Je me suis adressé au public avant le concert qui se tenait chez nous le soir de l’annonce. J’ai exposé la situation, rappelé le risque que le secteur et la société encouraient avec la disparition de toute culture. J’ai insisté sur le fait que les lieux de spectacle étaient sécurisés au possible. Le nôtre, par exemple, dispose d’une hauteur sous plafond de 10 mètres, d’une ventilation qui renouvelle l’air, d’un espace permettant la distanciation. Les retours positifs du public nous ont poussé à nous organiser rapidement. 

Ce soir, nous n’avons que 2 demandes de remboursement sur 100 spectateurs.

Nous avons ainsi avancé tous nos concerts à 18h en semaine et à 17h30 le weekend. Les artistes ont instantanément coopéré. Quant au public, ce soir par exemple, sur la centaine de personne que nous pouvons accueillir en respectant les jauges en vigueur, seules deux ont demandé un remboursement, ce qui semble dire que ce sont des horaires jouables.

Nous tâchons donc de rester flexibles pour que le lieu continue à proposer des événements. Ce n’est pas évident, cela représente énormément de travail supplémentaire, notamment pour moi qui reste souvent jusqu’à 1h ou 2h du matin chaque soir. Dans ce cadre, il m’arrive par exemple d’intervenir directement dans l’équipe du restaurant. Je n’ai jamais travaillé autant de ma vie. 

Le bâtiment de la 360 Music Factory. - © Luc BOEGLY photographe / Agence Engasser architecture
Le bâtiment de la 360 Music Factory. - © Luc BOEGLY photographe / Agence Engasser architecture

Le 360 s’est lancé en début d’année, juste avant la crise. Comment a-t-il pu exister ?

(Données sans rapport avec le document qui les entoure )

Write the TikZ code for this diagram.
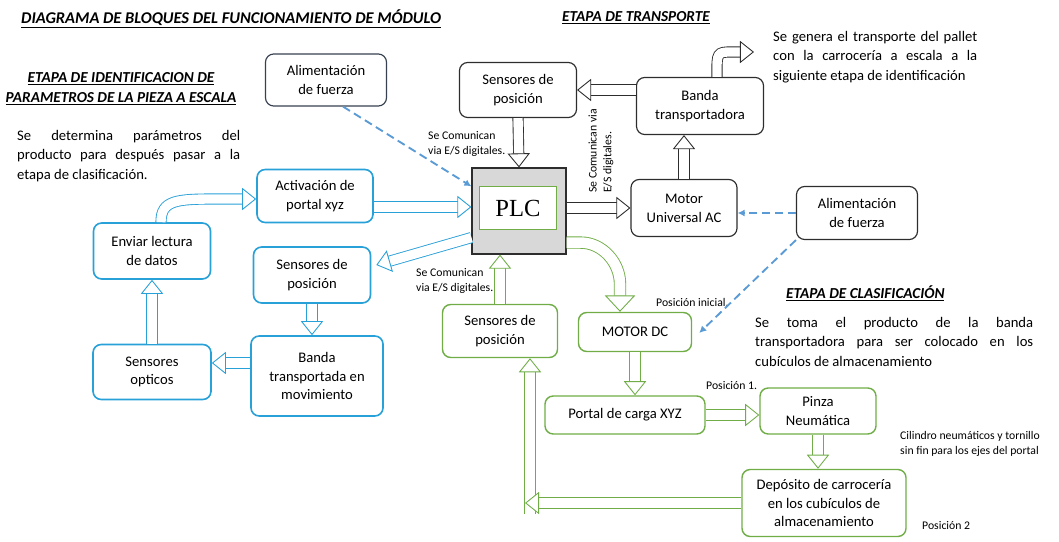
\documentclass[tikz,border=0pt]{standalone}
\usepackage{fontspec}
\setmainfont{Carlito}
\newfontfamily\plcfont{Liberation Serif}
\usepackage{tikz}
\usetikzlibrary{arrows.meta,calc}

\definecolor{boxblue}{RGB}{40,160,216}
\definecolor{boxgreen}{RGB}{112,173,71}
\definecolor{boxdark}{RGB}{45,45,45}
\definecolor{boxslate}{RGB}{55,65,80}
\definecolor{dashblue}{RGB}{91,155,213}
\definecolor{plcgray}{RGB}{216,216,216}

\tikzset{
    box/.style={rounded corners=7pt, align=center, line width=1pt,
        font=\fontsize{12.5}{16}\selectfont},
    bluebox/.style={box, draw=boxblue, line width=1.4pt},
    greenbox/.style={box, draw=boxgreen, line width=1.2pt},
    darkbox/.style={box, draw=#1},
    darkbox/.default=boxdark,
    blockarr/.style={draw=#1, line width=0.75pt, double=white, double distance=8pt,
        -{Triangle[fill=white, length=12pt, width=19pt]}}, % hollow block arrow
    feed/.style={dashblue, line width=1.6pt, dash pattern=on 7pt off 4pt,
        -{Latex[length=6pt, width=6pt]}},
    title/.style={font=\fontsize{13}{17}\selectfont\bfseries\itshape, inner sep=0pt},
    para/.style={font=\fontsize{12.5}{16.5}\selectfont, align=justify, inner sep=0pt},
    note/.style={font=\fontsize{10}{12.5}\selectfont, align=left, inner sep=0pt},
}
\def\px{0.03cm}

\begin{document}
\begin{tikzpicture}[x=\px, y=-\px]
    \useasboundingbox (0,0) rectangle (1059,542);
    % titulos y textos
    \draw
        node[title, font=\fontsize{14}{17}\selectfont\bfseries\itshape, anchor=west] (ttl) at (21,19) {\underline{DIAGRAMA DE BLOQUES DEL FUNCIONAMIENTO DE MÓDULO}}
        node[title, anchor=west] (ttltr) at (562,18) {\underline{ETAPA DE TRANSPORTE}}
        node[title, align=center] (ttlid) at (121,89) {\underline{ETAPA DE IDENTIFICACION DE}\\\underline{PARAMETROS DE LA PIEZA A ESCALA}}
        node[title, anchor=west] (ttlcl) at (786,293) {\underline{ETAPA DE CLASIFICACIÓN}}
        node[para, text width=6.69cm, anchor=north west] (parid) at (17,130) {Se determina parámetros del\linebreak producto para después pasar a la\linebreak etapa de clasificación.}
        node[para, text width=6.12cm, anchor=north west] (partr) at (773,31) {Se genera el transporte del pallet\linebreak con la carrocería a escala a la\linebreak siguiente etapa de identificación}
        node[para, text width=8.34cm, anchor=north west] (parcl) at (755,317) {Se toma el producto de la banda\linebreak transportadora para ser colocado en los\linebreak cubículos de almacenamiento}
        node[note, anchor=west] (comt) at (428,144) {Se Comunican\\via E/S digitales.}
        node[note, anchor=west] (comb) at (416,281) {Se Comunican\\via E/S digitales.}
        node[note, rotate=90] (comr) at (601,151) {Se Comunican via\\E/S digitales.}
        node[note, anchor=west] (posini) at (656,302) {Posición inicial.}
        node[note, anchor=west] (posuno) at (706,386) {Posición 1.}
        node[note, anchor=west] (cil) at (900,444) {Cilindro neumáticos y tornillo\\sin fin para los ejes del portal}
        node[note, anchor=west] (posdos) at (922,526) {Posición 2}
    ;
    % bloques
    \draw
        node[darkbox=boxslate, minimum width=3.63cm, minimum height=1.56cm] (alil) at (326,80) {Alimentación\\de fuerza}
        node[bluebox, minimum width=3.48cm, minimum height=1.59cm] (act) at (315,196) {Activación de\\portal xyz}
        node[bluebox, minimum width=3.51cm, minimum height=1.68cm] (env) at (152,251) {Enviar lectura\\de datos}
        node[bluebox, minimum width=3.51cm, minimum height=1.68cm] (senb) at (312,275) {Sensores de\\posición}
        node[bluebox, minimum width=3.54cm, minimum height=1.65cm] (opt) at (152,372) {Sensores\\opticos}
        node[bluebox, minimum width=3.96cm, minimum height=2.40cm] (band) at (317,376) {Banda\\transportada en\\movimiento}
        node[draw=boxdark, fill=plcgray, line width=1pt, minimum width=2.82cm, minimum height=2.58cm] (plc) at (519,211) {}
        node[draw=boxgreen, fill=white, line width=1.2pt, minimum width=2.31cm, minimum height=1.29cm,
            font=\plcfont\fontsize{21}{24}\selectfont] (plcin) at (518,208) {PLC}
        node[darkbox, minimum width=3.51cm, minimum height=1.65cm] (sent) at (518,90) {Sensores de\\posición}
        node[darkbox, minimum width=3.81cm, minimum height=1.71cm] (bandt) at (700,106) {Banda\\transportadora}
        node[darkbox, minimum width=3.18cm, minimum height=1.71cm] (motac) at (684,208) {Motor\\Universal AC}
        node[darkbox, minimum width=3.63cm, minimum height=1.59cm] (alir) at (857,213) {Alimentación\\de fuerza}
        node[greenbox, minimum width=3.45cm, minimum height=1.59cm] (seng) at (500,331) {Sensores de\\posición}
        node[greenbox, minimum width=3.39cm, minimum height=1.17cm] (motdc) at (635,332) {MOTOR DC}
        node[greenbox, minimum width=4.80cm, minimum height=1.14cm] (portal) at (625,415) {Portal de carga XYZ}
        node[greenbox, minimum width=3.48cm, minimum height=1.38cm] (pinza) at (818,411) {Pinza\\Neumática}
        node[greenbox, minimum width=4.92cm, minimum height=2.01cm] (dep) at (824,503) {Depósito de carrocería\\en los cubículos de\\almacenamiento}
    ;
    \coordinate (salida) at (754,52);
    \coordinate (fbtip) at (525,503);
    \coordinate (fbfoot) at (530,514);
    % etapa de transporte
    \draw
        [blockarr=boxdark]
        (bandt.west |- sent.east) -- (sent.east)
    ;
    \draw
        [blockarr=boxdark]
        (sent.south) -- (plc.north)
    ;
    \draw
        [blockarr=boxdark]
        (plc.east |- motac.west) -- (motac.west)
    ;
    \draw
        [blockarr=boxdark]
        (motac.north) -- (motac.north |- bandt.south)
    ;
    \draw
        [blockarr=boxdark]
        ($(bandt.north)+(17,0)$) -- ++(0,-10)
        .. controls +(0,-16) and +(-16,0) .. ($(salida)+(-18,0)$) -- (salida)
    ;
    % etapa de identificacion
    \draw
        [blockarr=boxblue]
        ($(act.east)+(0,11)$) -- ($(act.east -| plc.west)+(0,11)$)
    ;
    \draw
        [blockarr=boxblue]
        ($(plc.south west)+(0,-17)$) -- ($(senb.east)+(5,-10)$)
    ;
    \draw
        [blockarr=boxblue]
        ($(env.north)+(9,0)$) .. controls +(0,-22) and +(-40,0) .. ($(act.west)+(-40,3)$) -- ($(act.west)+(0,3)$)
    ;
    \draw
        [blockarr=boxblue]
        (opt.north) -- (env.south)
    ;
    \draw
        [blockarr=boxblue]
        ($(band.west)+(0,-13)$) -- ($(band.west -| opt.east)+(0,-13)$)
    ;
    \draw
        [blockarr=boxblue]
        (senb.south) -- (senb.south |- band.north)
    ;
    % etapa de clasificacion
    \draw
        [blockarr=boxgreen]
        (seng.north) -- (seng.north |- plc.south)
    ;
    \draw
        [blockarr=boxgreen, double distance=9pt, -{Triangle[fill=white, length=14pt, width=26pt]}]
        ($(plc.south east)+(0,-12)$) -- ++(14,0)
        .. controls +(22,0) and +(0,-21) .. ($(motdc.north)+(-15,-28)$) -- ($(motdc.north)+(-15,0)$)
    ;
    \draw
        [blockarr=boxgreen]
        (motdc.south) -- (motdc.south |- portal.north)
    ;
    \draw
        [blockarr=boxgreen]
        (portal.east) -- (portal.east -| pinza.west)
    ;
    \draw
        [blockarr=boxgreen]
        (pinza.south) -- (pinza.south |- dep.north)
    ;
    \draw
        [blockarr=boxgreen]
        (fbfoot) -- (fbfoot |- seng.south)
    ;
    \draw
        [blockarr=boxgreen]
        (dep.west) -- (fbtip)
    ;
    % alimentacion
    \draw
        [feed]
        ($(alil.south)+(17,0)$) -- ($(plc.north west)+(0,19)$)
    ;
    \draw
        [feed]
        (alir.west) -- (alir.west -| motac.east)
    ;
    \draw
        [feed]
        (alir.south west) -- ($(motdc.east)+(7,1)$)
    ;
\end{tikzpicture}
\end{document}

Notre lancement s’est fait le 21 janvier et nous avons dû fermer le 15 mars. Le 5 juin, il nous a été possible de rouvrir notre restaurant et notre terrasse, puis, dès le 20 juin, de donner 14 concerts au fil de l’été. Dans ce contexte, nous laissons les chiffres de côté, même si le 360 est un lieu privé. Nous traîterons ces questions-là plus tard. Pour l’instant, nous agissons, nous organisons des concerts. Et le bilan est plutôt positif sur plusieurs aspects. 

La situation actuelle a diversifié notre public

En termes de développement du public, la situation a joué en notre faveur, et solidement implanté le lieu localement. Nous craignions de n’attirer qu’un public que certains appellent bobo, mais le manque d’offre culturelle a orienté vers nous un public local qui n’allait pas spontanément vers l’offre culturelle. 

Lors de notre ouverture, seulement 25 % du public provenait de la Goutte d’Or et du 18e, dans lequel nous sommes implantés. Désormais, 90 % en est issu. En fin de compte, la crise nous a assuré une mixité sociale qui n’est pas toujours évidente à atteindre. C’était un des objectifs de ce projet :  proposer une économie basée sur l’entrepreneuriat pour un lieu de création et de diffusion musicale proche des publics locaux.